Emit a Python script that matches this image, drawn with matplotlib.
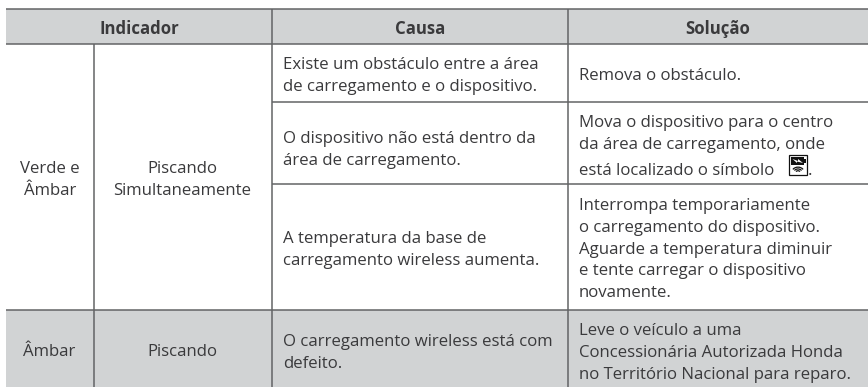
import matplotlib
matplotlib.use("Agg")
import matplotlib.pyplot as plt
from matplotlib.patches import Rectangle, Arc, Polygon

headers = ["Indicador", "Causa", "Solução"]
indicator_colors = ["Verde e\nÂmbar", "Âmbar"]
indicator_states = ["Piscando\nSimultaneamente", "Piscando"]
causes = [
    "Existe um obstáculo entre a área\nde carregamento e o dispositivo.",
    "O dispositivo não está dentro da\nárea de carregamento.",
    "A temperatura da base de\ncarregamento wireless aumenta.",
    "O carregamento wireless está com\ndefeito.",
]
solutions = [
    "Remova o obstáculo.",
    "Mova o dispositivo para o centro\nda área de carregamento, onde",
    "Interrompa temporariamente\no carregamento do dispositivo.\nAguarde a temperatura diminuir\ne tente carregar o dispositivo\nnovamente.",
    "Leve o veículo a uma\nConcessionária Autorizada Honda\nno Território Nacional para reparo.",
]
symbol_line = "está localizado o símbolo"
symbol_end = "."

W, H = 868, 387
GREY = "#d1d3d4"
LINE = "#636466"
TXT = "#3a3a3c"
FONT = "Open Sans"
FS = 12.05
LS = 1.48

col_x = [6, 94, 272, 568, 868]
row_y = [9, 43.5, 102, 184, 309.5, 387]

fig = plt.figure(figsize=(W / 100, H / 100), dpi=100)
ax = fig.add_axes([0, 0, 1, 1])
ax.set_xlim(0, W)
ax.set_ylim(H, 0)
ax.axis("off")

ax.add_patch(Rectangle((col_x[0], row_y[0]), col_x[-1] - col_x[0], row_y[1] - row_y[0], fc=GREY, ec="none"))
ax.add_patch(Rectangle((col_x[0], row_y[4]), col_x[-1] - col_x[0], row_y[5] - row_y[4], fc=GREY, ec="none"))

for y in [row_y[0], row_y[1], row_y[4]]:
    ax.plot([col_x[0], col_x[-1]], [y, y], color=LINE, lw=1.1, solid_capstyle="butt")
for y in [row_y[2], row_y[3]]:
    ax.plot([col_x[2], col_x[-1]], [y, y], color=LINE, lw=1.1, solid_capstyle="butt")
ax.plot([col_x[1]] * 2, [row_y[1], row_y[5]], color=LINE, lw=1.1, solid_capstyle="butt")
for x in col_x[2:4]:
    ax.plot([x, x], [row_y[0], row_y[5]], color=LINE, lw=1.1, solid_capstyle="butt")

def put(x, y, s, ha="left", **kw):
    ax.text(x, y, s, ha=ha, va="center", family=FONT, fontsize=FS, color=TXT,
            linespacing=LS, multialignment=ha, **kw)

hx = [(col_x[0] + col_x[2]) / 2, (col_x[2] + col_x[3]) / 2, (col_x[3] + col_x[4]) / 2]
for x, s in zip(hx, headers):
    put(x, 28.5, s, ha="center", fontweight="bold")

put(50, 180, indicator_colors[0], ha="center")
put(182.5, 180, indicator_states[0], ha="center")
put(49.5, 352, indicator_colors[1], ha="center")
put(182.5, 352, indicator_states[1], ha="center")

cy = [76, 150, 250, 353]
for y, s in zip(cy, causes):
    put(283, y, s)
sy = [76, 134, 249.5, 353]
for y, s in zip(sy, solutions):
    put(579, y, s)
put(579, 171, symbol_line)
put(808, 171, symbol_end)

ix, iy, iw, ih = 789, 155, 18, 20
ax.add_patch(Rectangle((ix, iy), iw, ih, fc="white", ec="#111111", lw=0.9, zorder=3))
ax.add_patch(Rectangle((ix + 2, iy + 2), iw - 5, 8, fc="#111111", ec="none", zorder=4))
ax.add_patch(Rectangle((ix + iw - 3, iy + 4), 1.5, 4, fc="#111111", ec="none", zorder=4))
ax.add_patch(Polygon([(ix + 3.5, iy + 4), (ix + 9, iy + 6), (ix + 9, iy + 4), (ix + 14, iy + 8),
                      (ix + 8, iy + 6.5), (ix + 8, iy + 8)], fc="white", ec="none", zorder=5))
for d in [13, 9, 5]:
    ax.add_patch(Arc((ix + iw / 2, iy + 18), d, d * 0.9, theta1=215, theta2=325, color="#111111", lw=0.9, zorder=4))

fig.savefig("out.png", dpi=100, facecolor="white")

Task prompt: Restate, line by line and word for word, everything from the top of the material through the line that contains "from matplotlib.patches import". Leave pictures out.

Output for this task:
Emit a Python script that matches this image, drawn with matplotlib.
import matplotlib
matplotlib.use("Agg")
import matplotlib.pyplot as plt
from matplotlib.patches import Rectangle, Arc, Polygon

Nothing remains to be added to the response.